I have tasted revival, and Jesus transformed even me

Adoration begins the night of July 17, 2024, at the National Eucharistic Congress in Indianapolis. (Photo/Michael Mickle)

I saw it. The Church in the United States has witnessed the defining moment of a generation. There’s no other way to describe it. I had high hopes for the National Eucharistic Congress in Indianapolis, but, to put it simply, Our Lord brought me to my knees in Indianapolis.

In the months leading up to the congress, I joined hundreds of other volunteers in planning meetings, beginning to do my part to make this gathering possible. OSV was the first major benefactor, pledging a million dollars to support the congress when it was first announced. It was important for us as an organization.

But it was important for me personally. I’ve spent the last year and a half traveling across the country, supporting the National Eucharistic Revival as a Eucharistic Preacher. I believed in the call for revival from the start. I knew we had to do something. And I fervently hoped this initiative would help.
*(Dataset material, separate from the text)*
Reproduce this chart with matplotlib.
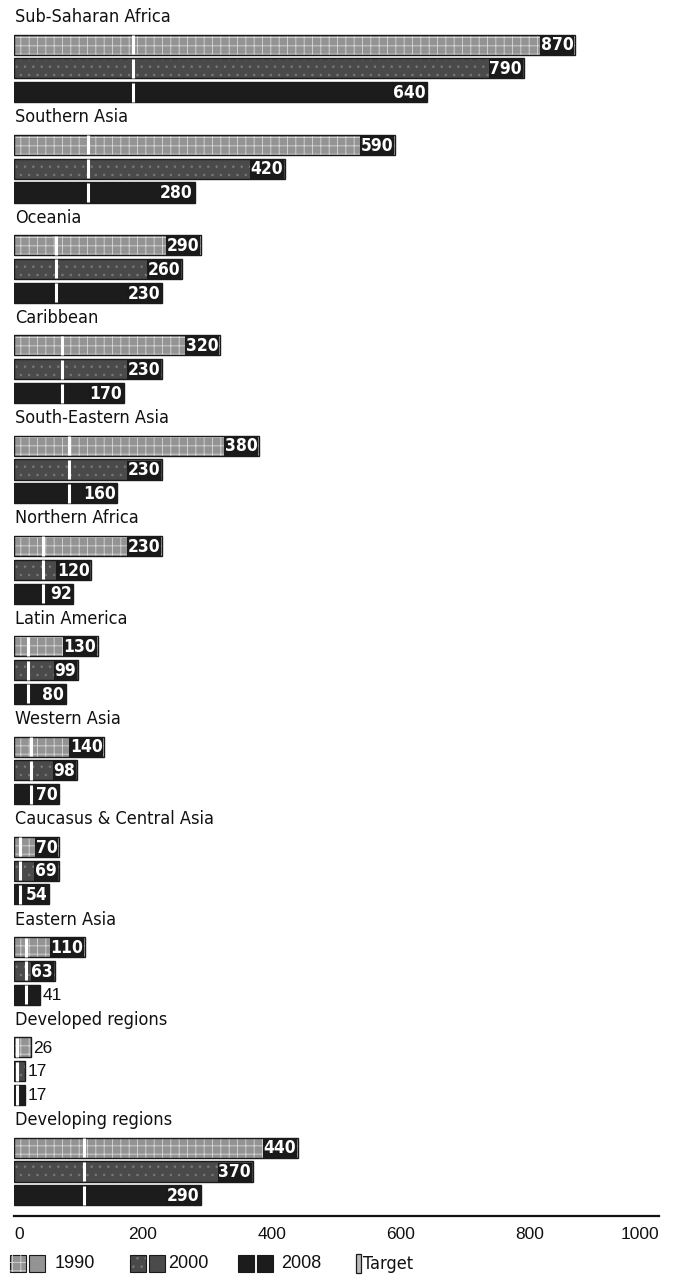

Like many who served the congress, I had my frustrations. I’m not proud to admit it. I was cross and exasperated with various organizational decisions. It wasn’t a perfect event (no one is claiming that). But I have a bolder, more important observation to share.

The moment the first revival session began in Lucas Oil Stadium, the Lord began to work in my heart in a new way.

I shouted and cheered with joy at the triumphant entry of the perpetual pilgrims. These were the young people who, for 60 days, traveled to testify to the Real Presence and bring revival to towns and cities across the country. They had done something marvelous for Jesus.

I had the pleasure of getting to know many of them throughout their pilgrimage, catching up with them in unlikely and marvelous situations. I admire them (and the priests who accompanied them). And I’m deeply grateful for their witness.

But this moment – which I had eagerly awaited – wasn’t the moment that rent my heart.

In a dark stadium, a spotlight shone bright, illuminating the immense monstrance that bore a dinner-plate-sized host. The same God who created heaven and earth, the God who declared “Let there be light,” was present. It was when the Blessed Sacrament entered Lucas Oil Stadium.

That was the moment the Lord began a transformation, a moment he began something within me. He was at work among us. Drawing us near. And – to my delight – he did something for me.

It wasn’t that I doubted what Jesus taught about the Eucharist. But I had hedged my interior bets about how he would be at work at the congress. I was withholding, not fully surrendering. I had been worried, anxious and critical. I had been under the impression that everything I had been working for was for someone else, for the experience of all the congress attendees. But Jesus took all that from me when he arrived. And he showed up for me.

He was there. Present body, blood, soul and divinity. I heard him speak to me. And finally, I could surrender all of this work to him.

My experience at the congress was electrifying. And I wasn’t alone. Tens of thousands joined me in silent prayer on our knees in an NFL stadium. Tens of thousands will go forth from Indianapolis, sharing what God has done for us. Each of us. Personally.

The 10th National Eucharistic Congress wasn’t an event. It wasn’t a celebration or festival. It was the defining encounter of a generation. It was the decisive moment when Jesus began to do something transformational for his Church. It was a work fashioned in the hearts of everyone present who was open to him. In a word, it was a revival.